I, along with a favorite teacher, recited Horace 1.9 for my colleagues. Like many of Horace’s poems, its theme is carpe diem. “Quid sit futurum cras, fuge quaerere et/ quem Fors dierum cumque dabit, lucro/ adpone”: “What tomorrow may bring, stop asking, and whatever days fortune gives you, count them as profit.” The poem also speaks about staying warm by the fire while the snow piles up on Mount Soracte — it would make more sense in the context of a South Bend winter than a Roman summer picnic.
As might be expected from a student of a language whose native speakers have all died, I’ve had plenty of opportunity to reflect on my mortality during this program (in a healthy way). If you listen to Horace, the way to grapple with death is to throw yourself into the present. Nunc est bibendum, nunc pede libero/ pulsandum tellus: now we must drink, now we must strike the ground with a free foot. (Isn’t that a great expression for dancing? I’m going to think about that every time I dance now.)

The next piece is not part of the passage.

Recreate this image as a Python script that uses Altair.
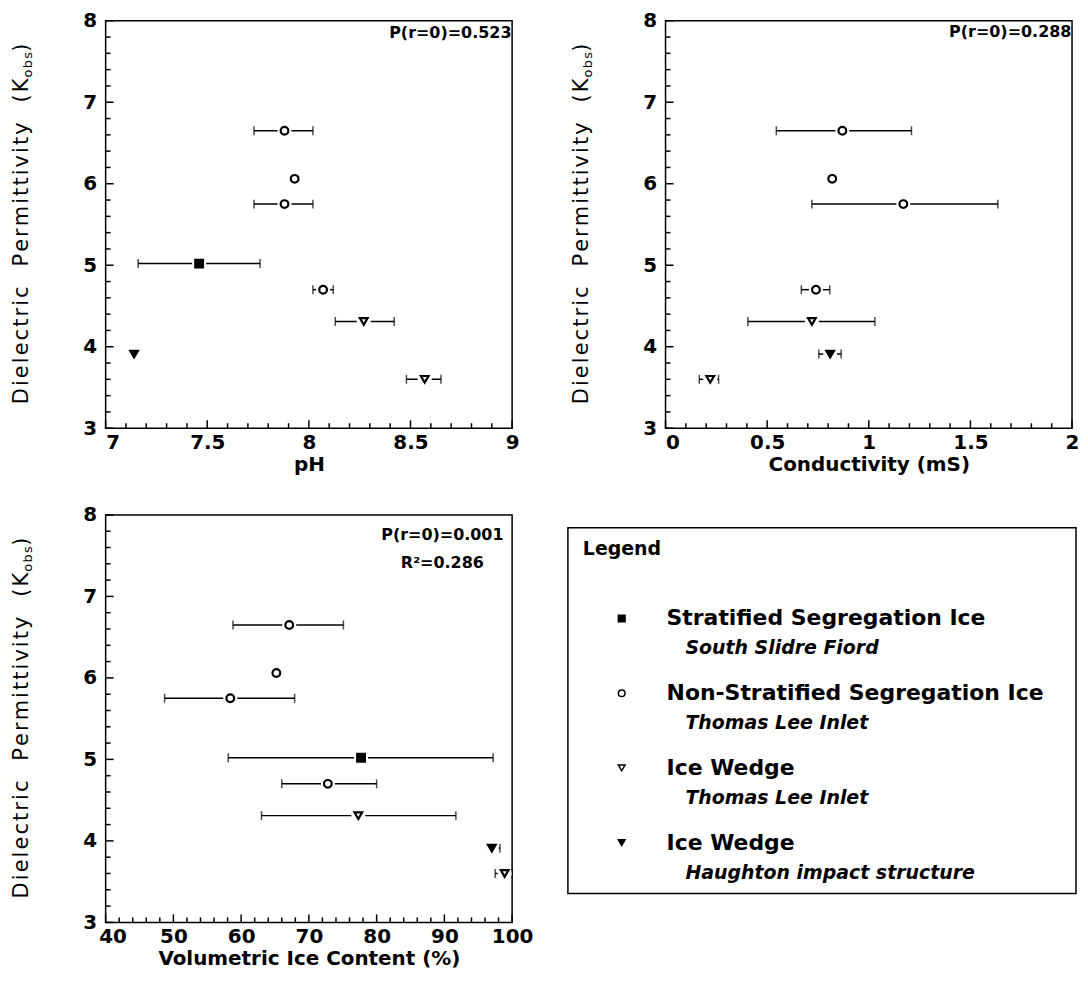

Seneca, whose words we read at his tomb on the Via Appia, has a different answer to the challenge of mortality: throw yourself into the past and spend your time in the company of the thinkers who preceded you. Of the past, the present, and the future, he tends to trust only history: “What we do is brief, what we are about to do is doubtful, but what we have done is certain.” For him time is best spent “arguing with Socrates, doubting with Carneades, resting with Epicurus, conquering human nature with the Stoics, and surpassing it with the Cynics.” For him, it’s ridiculous how much time we waste on “fruitless pain, silly happiness, greedy desires, and weak conversation.”
I like to think that the answer to the problem of mortality lies somewhere between Horace and Seneca. Actually, as a Catholic, I think that it lies beyond them both. I’m a student of the Great Books as well as a Classicist, so I tend to agree with Seneca that it’s important to converse with the philosophers of the past and use time wisely. But I also know that my happiest daily moments are those Seneca would consider a waste: the giggles of my little sister, walks around the lakes with friends, lingering, inane conversations in the dining hall, and cookie-baking breaks on cold days. I’d like to love the past as much as Seneca, but live in the present as much as Horace. I’d like to also live with the knowledge that I am meant to live forever. I’d like to perhaps not seize each day but pluck it, enjoy it, and live it intentionally.
Sorry to wax poetic; this blog is actually supposed to be about my language-learning process. Rest assured that I have learned a lot of Latin.